Un trait important de l'humanité est son usage d'un langage élaboré. L'importance du langage pour comprendre tout phénomène humain, et en particulier les difficultés de conception d'un système d'information, n'échappera à personne. Il y a peu prévalait encore l'idée que le langage était l'apanage exclusif de l'homme.Encore plus récemment son apparition était datée de l'apparition d'Homo sapiens, il y a à peu près 100 000 ans. Les paléo-anthropologues envisagent maintenant des hypothèses d'apparition beaucoup plus précoce du langage. Les primatologues et les éthologues ne cessent de mettre en évidence des compétences langagières de plus en plus élevées chez les singes et chez d'autres mammifères, pratiques qui dépassent largement les signaux qu'échangent les insectes collectifs et d'autres animaux. La question de l'hominisation, empêtrée dans la biologie, cède alors la place à celle de[116][88][80] l'anthropogenèse1.

L'acquisition par l'homme du langage et du pouvoir considérable qu'il confère par la combinaison infinie des symboles et les innovations qui peuvent en découler n'allait pas sans danger.

Dans les conditions de la vie préhistorique, la cohésion sans faille des groupes humains était un impératif vital.

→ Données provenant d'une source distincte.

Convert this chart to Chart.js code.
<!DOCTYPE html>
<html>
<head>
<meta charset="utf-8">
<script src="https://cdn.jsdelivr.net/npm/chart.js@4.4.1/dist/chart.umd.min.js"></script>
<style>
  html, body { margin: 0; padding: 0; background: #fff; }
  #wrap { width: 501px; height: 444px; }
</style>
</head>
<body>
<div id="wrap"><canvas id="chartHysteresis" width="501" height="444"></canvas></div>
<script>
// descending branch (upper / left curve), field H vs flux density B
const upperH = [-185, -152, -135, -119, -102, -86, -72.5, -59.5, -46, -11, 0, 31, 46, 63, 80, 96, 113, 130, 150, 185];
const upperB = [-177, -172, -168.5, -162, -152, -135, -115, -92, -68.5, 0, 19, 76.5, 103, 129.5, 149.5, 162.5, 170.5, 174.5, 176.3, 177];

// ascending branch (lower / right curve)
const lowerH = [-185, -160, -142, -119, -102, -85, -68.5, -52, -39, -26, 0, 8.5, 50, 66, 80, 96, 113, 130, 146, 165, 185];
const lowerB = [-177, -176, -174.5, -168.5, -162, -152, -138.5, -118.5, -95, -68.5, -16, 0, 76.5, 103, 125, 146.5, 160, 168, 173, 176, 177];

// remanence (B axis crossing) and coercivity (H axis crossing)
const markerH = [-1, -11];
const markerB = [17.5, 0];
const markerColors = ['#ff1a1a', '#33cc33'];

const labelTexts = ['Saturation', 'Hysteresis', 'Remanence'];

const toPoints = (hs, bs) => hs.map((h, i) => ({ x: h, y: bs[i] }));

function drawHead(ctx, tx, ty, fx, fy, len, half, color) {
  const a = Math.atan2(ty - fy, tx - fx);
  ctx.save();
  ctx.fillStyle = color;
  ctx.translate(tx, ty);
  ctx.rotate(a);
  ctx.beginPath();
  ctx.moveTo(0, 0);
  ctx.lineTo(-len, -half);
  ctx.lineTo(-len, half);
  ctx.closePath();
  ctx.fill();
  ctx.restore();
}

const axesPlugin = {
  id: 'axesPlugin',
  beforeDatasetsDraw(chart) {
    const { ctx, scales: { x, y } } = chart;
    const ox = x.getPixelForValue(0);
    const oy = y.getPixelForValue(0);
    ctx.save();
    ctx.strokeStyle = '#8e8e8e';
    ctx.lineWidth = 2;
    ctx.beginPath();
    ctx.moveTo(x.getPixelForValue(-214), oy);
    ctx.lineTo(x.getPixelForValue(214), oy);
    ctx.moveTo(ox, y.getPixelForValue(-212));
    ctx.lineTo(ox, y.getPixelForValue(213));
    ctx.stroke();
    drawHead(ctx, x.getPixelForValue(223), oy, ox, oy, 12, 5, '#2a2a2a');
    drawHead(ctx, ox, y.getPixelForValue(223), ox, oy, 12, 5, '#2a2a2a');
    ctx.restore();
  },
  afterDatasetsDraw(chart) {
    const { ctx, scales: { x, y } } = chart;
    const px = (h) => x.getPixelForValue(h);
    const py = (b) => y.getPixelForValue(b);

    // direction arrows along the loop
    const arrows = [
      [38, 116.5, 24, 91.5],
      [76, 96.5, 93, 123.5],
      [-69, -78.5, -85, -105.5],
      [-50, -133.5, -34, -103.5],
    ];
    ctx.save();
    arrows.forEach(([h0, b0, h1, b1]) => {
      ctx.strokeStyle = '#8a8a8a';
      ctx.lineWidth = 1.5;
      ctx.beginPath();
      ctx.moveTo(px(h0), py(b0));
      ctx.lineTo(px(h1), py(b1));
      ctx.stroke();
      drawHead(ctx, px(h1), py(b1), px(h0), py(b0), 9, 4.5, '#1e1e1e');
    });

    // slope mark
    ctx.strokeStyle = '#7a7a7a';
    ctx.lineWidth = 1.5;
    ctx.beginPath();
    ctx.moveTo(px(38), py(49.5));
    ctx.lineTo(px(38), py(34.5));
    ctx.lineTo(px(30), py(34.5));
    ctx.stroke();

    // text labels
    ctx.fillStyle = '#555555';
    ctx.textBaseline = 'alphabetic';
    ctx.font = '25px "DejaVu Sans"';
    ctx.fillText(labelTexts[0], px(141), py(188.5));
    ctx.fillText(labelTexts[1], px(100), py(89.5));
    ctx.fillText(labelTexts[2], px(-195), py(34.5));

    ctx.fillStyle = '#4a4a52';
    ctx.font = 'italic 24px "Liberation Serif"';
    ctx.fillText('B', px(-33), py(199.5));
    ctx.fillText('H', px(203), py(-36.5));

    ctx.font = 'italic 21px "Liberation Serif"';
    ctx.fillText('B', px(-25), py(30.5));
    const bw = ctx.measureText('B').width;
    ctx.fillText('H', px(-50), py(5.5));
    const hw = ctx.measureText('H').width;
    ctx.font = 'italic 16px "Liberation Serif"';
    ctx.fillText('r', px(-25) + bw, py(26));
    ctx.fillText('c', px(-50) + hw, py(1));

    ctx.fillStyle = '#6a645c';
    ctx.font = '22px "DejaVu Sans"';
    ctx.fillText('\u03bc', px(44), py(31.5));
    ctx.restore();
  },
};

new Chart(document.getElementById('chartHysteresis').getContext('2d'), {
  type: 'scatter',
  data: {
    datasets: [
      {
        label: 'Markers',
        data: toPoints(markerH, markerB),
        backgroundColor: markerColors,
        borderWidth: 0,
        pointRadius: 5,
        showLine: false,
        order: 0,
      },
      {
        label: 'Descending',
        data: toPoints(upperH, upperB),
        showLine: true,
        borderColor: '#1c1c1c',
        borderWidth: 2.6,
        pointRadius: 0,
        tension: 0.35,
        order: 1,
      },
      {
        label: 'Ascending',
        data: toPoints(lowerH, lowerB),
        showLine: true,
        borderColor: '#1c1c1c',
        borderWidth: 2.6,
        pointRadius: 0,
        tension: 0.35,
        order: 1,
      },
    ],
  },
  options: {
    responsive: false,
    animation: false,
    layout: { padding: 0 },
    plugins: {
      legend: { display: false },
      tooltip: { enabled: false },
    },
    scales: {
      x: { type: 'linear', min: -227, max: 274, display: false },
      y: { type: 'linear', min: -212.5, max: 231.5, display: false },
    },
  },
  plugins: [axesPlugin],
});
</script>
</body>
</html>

L'homme est un animal social dont chaque comportement est dirigé par le besoin de l'autre : l'irruption du langage mettait en danger ce lien social et rendait nécessaire l'invention de moyens nouveaux, langagiers, en fait, pour assurer que chaque membre du groupe utilise les mêmes combinaisons de signes pour exprimer les mêmes réactions aux mêmes phénomènes, et que l'élaboration symbolique ne crée pas de conflits ou de scissions, bref assurer l'unanimité du groupe autour de symboles communs combinés selon des conventions[40, 41][62] partagées2. C'est pourquoi le conformisme, qui nous apparaît aujourd'hui plutôt comme un défaut, a été pendant la plus grande part de l'histoire de l'humanité une règle de comportement vitale.